Atty. Gen. Eric Holder speaks at the League of Women Voters National Convention… (Jacquelyn Martin / AP Photo )
WASHINGTON -- Top House Republicans, saying the Department of Justice is “out of excuses,” scheduled a committee vote to hold Atty. Gen. Eric H. Holder Jr. in contempt of Congress for refusing to provide subpoenaed documents in the ATF’s flawed Fast and Furious gun-tracking operation.
The vote, scheduled in the Oversight and Government Reform Committee for June 20, sets the clock ticking toward a showdown between the GOP-led House and the Obama administration’s Justice Department over a central question in the Fast and Furious debacle: Did senior Justice and White House officials know or approve of the program that lost thousands of assault rifles and other weapons on both sides of the Southwest border?
The committee, chaired by Rep. Darrell Issa (R-Vista), for months has demanded that Holder honor a series of subpoenas requesting Justice Department documents on Fast and Furious, and Holder has failed to provide some of them, citing ongoing criminal cases in Arizona.

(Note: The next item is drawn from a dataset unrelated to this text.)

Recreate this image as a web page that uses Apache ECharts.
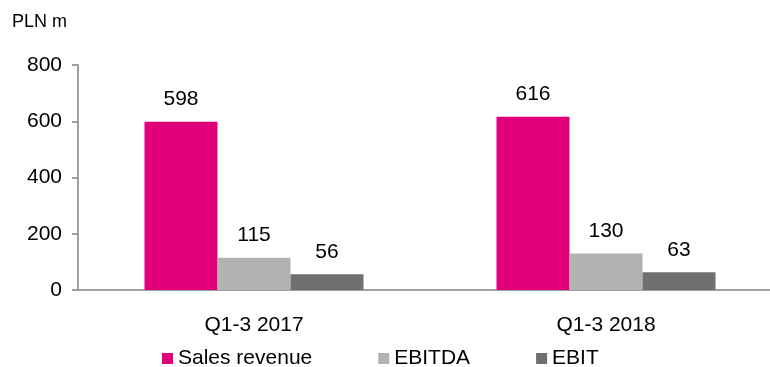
<!DOCTYPE html>
<html><head><meta charset="utf-8">
<script src="https://cdn.jsdelivr.net/npm/echarts@6/dist/echarts.min.js"></script>
<style>html,body{margin:0;padding:0;background:#fff;overflow:hidden;width:770px;height:367px}#c{width:782px;height:367px}</style>
</head><body><div id="c"></div>
<script>
const categories = ['Q1-3 2017', 'Q1-3 2018'];
const salesRevenue = [598, 616];
const ebitda = [115, 130];
const ebit = [56, 63];
const yTicks = [0, 200, 400, 600, 800];
const seriesNames = ['Sales revenue', 'EBITDA', 'EBIT'];
const colors = ['#E2007A', '#B2B2B2', '#707070'];

const chart = echarts.init(document.getElementById('c'));
const font = 'Liberation Sans, Arial, sans-serif';
const fs = 21;
const lbl = {show: true, position: 'top', distance: 12, color: '#000', fontSize: fs, fontFamily: font};
chart.setOption({
  animation: false,
  textStyle: {fontFamily: font},
  graphic: [{type: 'text', left: 12, top: 13, style: {text: 'PLN m', fontSize: 18, fontFamily: font, fill: '#000'}}],
  grid: {left: 78, top: 65, right: 0, bottom: 77},
  legend: {
    top: 343, left: 157, itemWidth: 11, itemHeight: 11, itemGap: 66,
    icon: 'rect',
    textStyle: {fontSize: fs, fontFamily: font, color: '#000'},
    data: seriesNames
  },
  xAxis: {
    type: 'category', data: categories,
    axisLine: {lineStyle: {color: '#A0A0A0', width: 2}},
    axisTick: {show: false},
    axisLabel: {color: '#000', fontSize: fs, fontFamily: font, margin: 25}
  },
  yAxis: {
    type: 'value', min: yTicks[0], max: yTicks[yTicks.length - 1], interval: 200,
    axisLine: {show: true, lineStyle: {color: '#A0A0A0', width: 2}},
    axisTick: {show: true, length: 6, lineStyle: {color: '#A0A0A0', width: 2}},
    splitLine: {show: false},
    axisLabel: {color: '#000', fontSize: fs, fontFamily: font, margin: 16}
  },
  series: [
    {name: seriesNames[0], type: 'bar', data: salesRevenue, barWidth: 73, barGap: '0%', itemStyle: {color: colors[0]}, label: lbl},
    {name: seriesNames[1], type: 'bar', data: ebitda, barWidth: 73, barGap: '0%', itemStyle: {color: colors[1]}, label: lbl},
    {name: seriesNames[2], type: 'bar', data: ebit, barWidth: 73, barGap: '0%', itemStyle: {color: colors[2]}, label: lbl}
  ]
});
</script></body></html>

On Monday, the rhetoric ratcheted up when House Speaker John A. Boehner (R-Ohio) gave the green light to proceed with a vote on contempt. “The Justice Department is out of excuses.” Boehner said. “Either the Justice Department turns over the information requested, or Congress will have no choice but to move forward with holding the attorney general in contempt for obstructing an ongoing investigation.”
Tracy Schmaler, chief spokeswoman for Holder, said Justice officials have tried to work out a compromise with the committee, and she called the ultimatum at this point “unfortunate and unwarranted.”
She added, “Chairman Issa has distorted the facts, ignored testimony and flung inaccurate accusations at the attorney general and others. This latest move fits within that tired political playbook that has so many Americans disillusioned with Washington.”
Schmaler said Holder already has put a stop to the gun-walking tactics under Fast and Furious, called for an inspector general’s investigation and “instituted reforms to prevent this from happening again.” Holder says his department already has provided about 7,000 pages of material, but Issa has countered that much of that is meaningless and another 240,000 pages have not been turned over.
Rep. Elijah E. Cummings of Maryland, the top Democrat on the oversight committee, agreed that a contempt vote was “unfortunate” at this time. He remained “guardedly optimistic” that a compromise could be reached.
Run by the federal Bureau of Alcohol, Tobacco, Firearms and Explosives, Fast and Furious allowed illegal gun purchases so ATF agents could track the weapons to Mexican drug cartel leaders. It was shut down after U.S. Border Patrol Agent Brian Terry was killed in December 2010, and two of the weapons were recovered.